Separate out the lines that hold "matplotlib".

[Part of a data file]
>> Start
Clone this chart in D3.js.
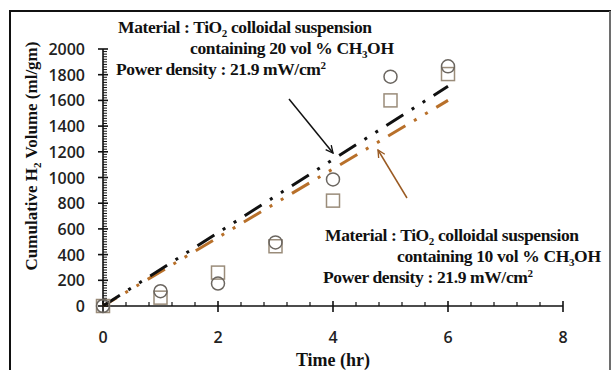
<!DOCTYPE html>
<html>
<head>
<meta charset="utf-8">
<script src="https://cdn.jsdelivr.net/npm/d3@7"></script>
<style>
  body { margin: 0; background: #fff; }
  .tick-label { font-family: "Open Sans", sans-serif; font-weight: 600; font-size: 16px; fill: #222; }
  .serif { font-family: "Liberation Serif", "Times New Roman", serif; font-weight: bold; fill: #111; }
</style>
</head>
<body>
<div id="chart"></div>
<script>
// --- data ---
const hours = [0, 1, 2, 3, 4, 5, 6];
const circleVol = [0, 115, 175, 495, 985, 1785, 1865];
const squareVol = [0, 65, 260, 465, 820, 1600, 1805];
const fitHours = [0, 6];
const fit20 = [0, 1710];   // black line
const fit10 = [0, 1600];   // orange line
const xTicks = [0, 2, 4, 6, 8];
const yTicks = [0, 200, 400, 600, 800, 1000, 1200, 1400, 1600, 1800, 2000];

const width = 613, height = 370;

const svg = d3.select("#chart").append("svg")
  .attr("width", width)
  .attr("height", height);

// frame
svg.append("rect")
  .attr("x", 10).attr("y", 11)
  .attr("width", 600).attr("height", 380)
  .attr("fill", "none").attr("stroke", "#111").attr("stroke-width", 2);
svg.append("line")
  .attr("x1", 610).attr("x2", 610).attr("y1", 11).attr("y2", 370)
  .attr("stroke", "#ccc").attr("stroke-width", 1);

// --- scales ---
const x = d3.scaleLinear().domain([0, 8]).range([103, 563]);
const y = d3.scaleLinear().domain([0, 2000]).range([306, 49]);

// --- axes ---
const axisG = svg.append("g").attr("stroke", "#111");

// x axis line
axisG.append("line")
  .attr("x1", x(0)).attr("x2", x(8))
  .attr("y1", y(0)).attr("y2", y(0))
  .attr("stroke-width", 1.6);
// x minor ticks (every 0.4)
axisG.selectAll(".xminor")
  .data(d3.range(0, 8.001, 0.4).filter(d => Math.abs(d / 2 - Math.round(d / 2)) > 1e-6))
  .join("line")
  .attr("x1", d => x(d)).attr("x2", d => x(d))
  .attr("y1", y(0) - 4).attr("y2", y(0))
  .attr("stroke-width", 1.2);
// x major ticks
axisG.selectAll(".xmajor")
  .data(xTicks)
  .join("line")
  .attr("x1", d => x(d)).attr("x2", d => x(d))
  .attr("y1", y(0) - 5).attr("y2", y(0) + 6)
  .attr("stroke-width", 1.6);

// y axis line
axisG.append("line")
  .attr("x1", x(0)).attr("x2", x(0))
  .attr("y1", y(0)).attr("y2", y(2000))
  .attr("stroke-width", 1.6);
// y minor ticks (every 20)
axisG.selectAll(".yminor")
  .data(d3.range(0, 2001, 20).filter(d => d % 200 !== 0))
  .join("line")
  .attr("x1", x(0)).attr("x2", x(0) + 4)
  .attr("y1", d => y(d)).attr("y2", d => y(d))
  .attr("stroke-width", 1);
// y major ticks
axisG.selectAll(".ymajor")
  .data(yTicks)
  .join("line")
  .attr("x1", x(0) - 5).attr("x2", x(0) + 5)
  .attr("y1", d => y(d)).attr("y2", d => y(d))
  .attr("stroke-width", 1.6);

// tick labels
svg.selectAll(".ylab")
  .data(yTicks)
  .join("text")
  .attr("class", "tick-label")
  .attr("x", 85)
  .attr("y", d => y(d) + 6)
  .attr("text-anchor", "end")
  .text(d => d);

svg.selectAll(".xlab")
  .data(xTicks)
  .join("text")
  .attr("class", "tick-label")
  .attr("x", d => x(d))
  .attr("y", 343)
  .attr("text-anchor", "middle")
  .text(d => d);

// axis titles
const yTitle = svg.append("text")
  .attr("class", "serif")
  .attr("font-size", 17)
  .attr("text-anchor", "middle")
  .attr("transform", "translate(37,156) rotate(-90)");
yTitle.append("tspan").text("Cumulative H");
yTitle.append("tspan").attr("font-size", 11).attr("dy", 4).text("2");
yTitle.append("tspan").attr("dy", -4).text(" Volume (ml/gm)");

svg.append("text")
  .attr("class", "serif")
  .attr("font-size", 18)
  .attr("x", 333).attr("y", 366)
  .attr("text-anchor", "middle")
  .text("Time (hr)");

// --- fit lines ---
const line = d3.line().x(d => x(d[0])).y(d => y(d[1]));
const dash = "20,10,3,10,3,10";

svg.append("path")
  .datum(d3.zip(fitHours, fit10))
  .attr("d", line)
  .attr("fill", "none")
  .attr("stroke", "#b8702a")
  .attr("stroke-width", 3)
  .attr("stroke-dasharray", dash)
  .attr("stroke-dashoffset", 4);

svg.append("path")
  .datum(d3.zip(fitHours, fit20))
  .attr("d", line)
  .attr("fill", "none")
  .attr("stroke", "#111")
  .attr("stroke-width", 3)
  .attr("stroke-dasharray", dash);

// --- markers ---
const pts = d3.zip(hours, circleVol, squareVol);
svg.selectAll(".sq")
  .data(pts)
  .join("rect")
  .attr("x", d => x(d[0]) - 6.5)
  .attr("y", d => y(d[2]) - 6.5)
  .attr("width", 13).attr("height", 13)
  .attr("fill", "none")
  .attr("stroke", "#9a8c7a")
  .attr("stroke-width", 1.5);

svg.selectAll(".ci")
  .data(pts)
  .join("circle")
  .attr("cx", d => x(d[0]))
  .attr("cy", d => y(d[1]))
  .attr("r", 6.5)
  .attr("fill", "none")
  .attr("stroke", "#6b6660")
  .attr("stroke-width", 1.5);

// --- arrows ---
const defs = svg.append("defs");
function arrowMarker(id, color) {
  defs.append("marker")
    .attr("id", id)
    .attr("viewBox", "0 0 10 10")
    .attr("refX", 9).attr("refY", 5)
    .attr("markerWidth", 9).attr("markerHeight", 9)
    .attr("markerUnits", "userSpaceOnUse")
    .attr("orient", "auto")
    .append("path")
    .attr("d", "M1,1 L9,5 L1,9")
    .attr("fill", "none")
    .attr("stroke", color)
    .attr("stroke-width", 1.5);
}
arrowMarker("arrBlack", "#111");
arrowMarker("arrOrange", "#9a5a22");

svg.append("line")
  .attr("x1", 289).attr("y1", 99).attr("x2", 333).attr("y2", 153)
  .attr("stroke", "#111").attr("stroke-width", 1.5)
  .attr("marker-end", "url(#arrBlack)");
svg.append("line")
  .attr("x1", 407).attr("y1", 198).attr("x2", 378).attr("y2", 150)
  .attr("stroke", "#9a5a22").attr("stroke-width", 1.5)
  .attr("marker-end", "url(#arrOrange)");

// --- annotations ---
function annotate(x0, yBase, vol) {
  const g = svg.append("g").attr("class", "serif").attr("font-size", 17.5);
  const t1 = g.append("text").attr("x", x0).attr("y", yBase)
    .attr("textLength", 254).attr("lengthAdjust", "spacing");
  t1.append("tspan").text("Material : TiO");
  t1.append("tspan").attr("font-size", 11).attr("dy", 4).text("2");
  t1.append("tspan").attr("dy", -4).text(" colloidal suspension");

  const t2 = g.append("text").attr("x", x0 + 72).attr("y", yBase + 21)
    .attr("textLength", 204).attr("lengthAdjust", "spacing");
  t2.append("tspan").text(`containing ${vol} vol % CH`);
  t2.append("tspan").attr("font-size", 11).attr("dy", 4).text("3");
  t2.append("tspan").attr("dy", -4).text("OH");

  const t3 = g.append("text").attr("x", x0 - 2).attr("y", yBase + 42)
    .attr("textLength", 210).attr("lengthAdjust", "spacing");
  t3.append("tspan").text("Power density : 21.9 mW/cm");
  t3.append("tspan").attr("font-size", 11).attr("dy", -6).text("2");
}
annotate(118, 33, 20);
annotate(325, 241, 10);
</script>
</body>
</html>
>> End
>> Start
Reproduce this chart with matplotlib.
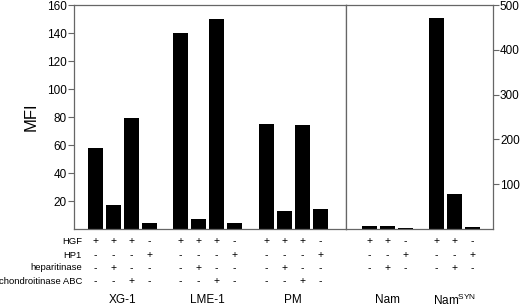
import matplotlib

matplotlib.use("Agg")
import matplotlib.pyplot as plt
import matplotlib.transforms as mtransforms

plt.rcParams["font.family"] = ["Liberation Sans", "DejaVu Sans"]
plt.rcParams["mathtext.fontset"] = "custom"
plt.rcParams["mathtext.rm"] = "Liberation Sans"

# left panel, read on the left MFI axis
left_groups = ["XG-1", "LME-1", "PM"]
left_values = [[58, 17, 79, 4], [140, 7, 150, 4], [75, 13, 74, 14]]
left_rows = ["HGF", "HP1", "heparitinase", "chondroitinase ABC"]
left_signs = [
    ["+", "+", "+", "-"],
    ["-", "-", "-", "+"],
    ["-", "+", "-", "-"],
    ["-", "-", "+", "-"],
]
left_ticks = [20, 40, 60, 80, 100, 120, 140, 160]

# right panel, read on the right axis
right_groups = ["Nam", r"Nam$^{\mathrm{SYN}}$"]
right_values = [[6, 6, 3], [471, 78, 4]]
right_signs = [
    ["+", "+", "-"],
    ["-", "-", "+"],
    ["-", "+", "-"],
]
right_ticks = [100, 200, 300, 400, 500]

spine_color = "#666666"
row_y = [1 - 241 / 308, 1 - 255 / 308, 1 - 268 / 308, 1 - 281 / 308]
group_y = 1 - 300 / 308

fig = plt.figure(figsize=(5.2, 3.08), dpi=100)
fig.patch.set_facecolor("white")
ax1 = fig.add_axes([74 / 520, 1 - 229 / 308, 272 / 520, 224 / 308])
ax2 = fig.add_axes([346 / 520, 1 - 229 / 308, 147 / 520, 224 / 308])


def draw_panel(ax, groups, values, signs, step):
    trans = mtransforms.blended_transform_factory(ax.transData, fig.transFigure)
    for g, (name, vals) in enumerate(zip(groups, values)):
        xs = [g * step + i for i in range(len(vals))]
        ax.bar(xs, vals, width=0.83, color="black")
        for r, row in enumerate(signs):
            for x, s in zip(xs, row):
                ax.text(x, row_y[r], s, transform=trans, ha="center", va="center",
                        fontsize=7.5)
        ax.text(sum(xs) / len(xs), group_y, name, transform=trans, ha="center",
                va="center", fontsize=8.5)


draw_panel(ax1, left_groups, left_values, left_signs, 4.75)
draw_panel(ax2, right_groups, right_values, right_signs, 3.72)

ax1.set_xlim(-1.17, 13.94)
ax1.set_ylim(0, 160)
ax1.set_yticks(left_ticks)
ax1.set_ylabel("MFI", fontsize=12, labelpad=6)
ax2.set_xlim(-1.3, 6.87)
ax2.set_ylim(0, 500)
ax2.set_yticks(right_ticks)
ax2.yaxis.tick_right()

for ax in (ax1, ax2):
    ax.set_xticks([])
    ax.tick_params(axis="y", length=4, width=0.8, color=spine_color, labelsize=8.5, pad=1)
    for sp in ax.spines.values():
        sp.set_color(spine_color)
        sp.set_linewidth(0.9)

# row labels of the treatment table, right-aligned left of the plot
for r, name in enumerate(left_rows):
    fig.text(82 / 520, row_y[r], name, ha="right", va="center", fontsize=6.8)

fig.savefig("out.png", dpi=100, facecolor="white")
>> End
RESULT BELOW:
Reproduce this chart with matplotlib.
import matplotlib
matplotlib.use("Agg")
import matplotlib.pyplot as plt
import matplotlib.transforms as mtransforms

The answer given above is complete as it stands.